Much of this complexity pertains to (1) issues of ex ante legal uncertainty regarding whether a defensible position would actually be upheld if closely scrutinized, (2) the multifaceted character both of tax professionals’ ethical obligations and of their incentives, and (3) the ambiguity of people’s personal ethical obligations to act altruistically, rather than just self-interestedly. It also is hard to judge the tactical questions associated with focusing on these issues, rather than on the tax rules’ content. Ethical challenges may help to undermine social acceptance of current practices, but also may distract from legal reform efforts.

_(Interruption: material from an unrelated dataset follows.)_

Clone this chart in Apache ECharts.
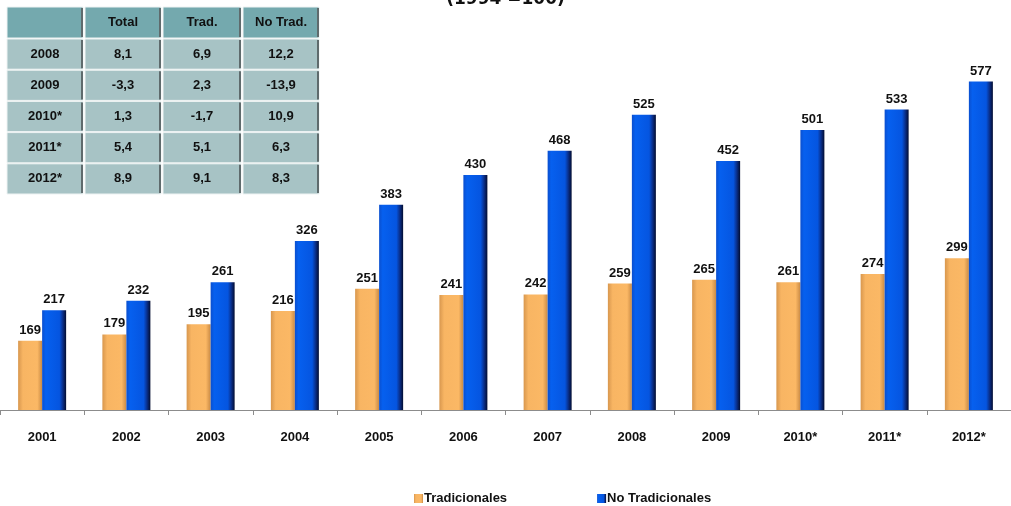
<!DOCTYPE html>
<html>
<head>
<meta charset="utf-8">
<script src="https://cdn.jsdelivr.net/npm/echarts@6/dist/echarts.min.js"></script>
<style>html,body{margin:0;padding:0;background:#fff}#c{width:1011px;height:506px}</style>
</head>
<body>
<div id="c"></div>
<script>
const categories = ['2001','2002','2003','2004','2005','2006','2007','2008','2009','2010*','2011*','2012*'];
const tradicionales = [169,179,195,216,251,241,242,259,265,261,274,299];
const noTradicionales = [217,232,261,326,383,430,468,525,452,501,533,577];
const tableHeader = ['', 'Total', 'Trad.', 'No Trad.'];
const tableYears = ['2008','2009','2010*','2011*','2012*'];
const tableTotal = ['8,1','-3,3','1,3','5,4','8,9'];
const tableTrad = ['6,9','2,3','-1,7','5,1','9,1'];
const tableNoTrad = ['12,2','-13,9','10,9','6,3','8,3'];
const subtitle = '(1994 =100)';

const FONT = '"Liberation Sans",Arial,sans-serif';

// table graphic (absolute elements)
const colX = [7, 85, 163, 243];
const colW = [76, 76, 78, 76];
const rowY0 = 7, headH = 31, rowH = 31.2;
const tableEls = [];
function cell(x, y, w, h, fill, text) {
  tableEls.push({type:'rect', z:10, shape:{x:x, y:y, width:w, height:h}, style:{fill:fill, stroke:'#eef3f3', lineWidth:1}});
  tableEls.push({type:'line', z:11, shape:{x1:x+w-1, y1:y+1, x2:x+w-1, y2:y+h-1}, style:{stroke:'#5f6b6d', lineWidth:2}});
  if (text) tableEls.push({type:'text', z:12, x:x+w/2, y:y+h/2, style:{text:text, textAlign:'center', textVerticalAlign:'middle', font:'bold 13px '+FONT, fill:'#111'}});
}
tableHeader.forEach((t,i)=>cell(colX[i], rowY0, colW[i], headH, '#74a9ae', t));
const cols = [tableYears, tableTotal, tableTrad, tableNoTrad];
for (let r=0; r<tableYears.length; r++) {
  cols.forEach((c,i)=>cell(colX[i], rowY0+headH+1+r*rowH, colW[i], rowH-1, '#a7c3c5', c[r]));
}

const chart = echarts.init(document.getElementById('c'));
chart.setOption({
  animation:false,
  backgroundColor:'#fff',
  grid:{left:0, width:1020, top:67, bottom:96, containLabel:false},
  legend:{
    top:487, left:409, itemWidth:9, itemHeight:9, itemGap:90, icon:'rect',
    textStyle:{fontFamily:FONT, fontWeight:'bold', fontSize:13, color:'#111', padding:[0,0,0,-4]},
    data:['Tradicionales','No Tradicionales']
  },
  xAxis:{
    type:'category', data:categories,
    axisLine:{lineStyle:{color:'#8c8c8c', width:1}},
    axisTick:{show:true, length:5, lineStyle:{color:'#8c8c8c'}},
    axisLabel:{fontFamily:FONT, fontWeight:'bold', fontSize:13, color:'#111', margin:21}
  },
  yAxis:{type:'value', min:60, max:600, show:false, splitLine:{show:false}},
  series:[
    {
      name:'Tradicionales', type:'bar', data:tradicionales, barWidth:24, barGap:'0%',
      itemStyle:{color:new echarts.graphic.LinearGradient(0,0,1,0,[
        {offset:0,color:'#d8974e'},{offset:0.2,color:'#f8b563'},{offset:0.8,color:'#fbb865'},{offset:1,color:'#c98a45'}])},
      label:{show:true, position:'top', distance:4, fontFamily:FONT, fontWeight:'bold', fontSize:13, color:'#111'}
    },
    {
      name:'No Tradicionales', type:'bar', data:noTradicionales, barWidth:24,
      itemStyle:{color:new echarts.graphic.LinearGradient(0,0,1,0,[
        {offset:0,color:'#0a4fcf'},{offset:0.15,color:'#0660ef'},{offset:0.72,color:'#0555e0'},{offset:0.86,color:'#0a2f8a'},{offset:1,color:'#020c30'}])},
      label:{show:true, position:'top', distance:4, fontFamily:FONT, fontWeight:'bold', fontSize:13, color:'#111'}
    }
  ],
  graphic:[
    {type:'text', left:'center', top:-9, z:10, style:{text:subtitle, font:'bold 17px "DejaVu Sans",sans-serif', fill:'#111'}}
  ].concat(tableEls)
});
</script>
</body>
</html>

Reuven Avi-Yonah (Michigan) & Gianluca Mazzoni (S.J.D. 2017, Michigan), Taxation and Human Rights: A Delicate Balance:
The intersection of tax law and human rights can be viewed from two opposing perspectives. On the one hand, the ability of rich residents of developing countries and multinational corporations operating in those countries to evade or avoid taxation is directly linked to violations of human rights in those countries, especially from the perspective of social and economic rights like health and education. Providing such countries with the means to fight back and collect adequate revenues is essential in advancing such rights. On the other hand, some of the techniques used to achieve adequate revenue collection, like automatic exchange of information (AEoI) and country by country reporting, risk violating other human rights like privacy and the legitimate protection of trade secrets. This paper seeks to discuss both aspects and the need to find a reasonable balance between them.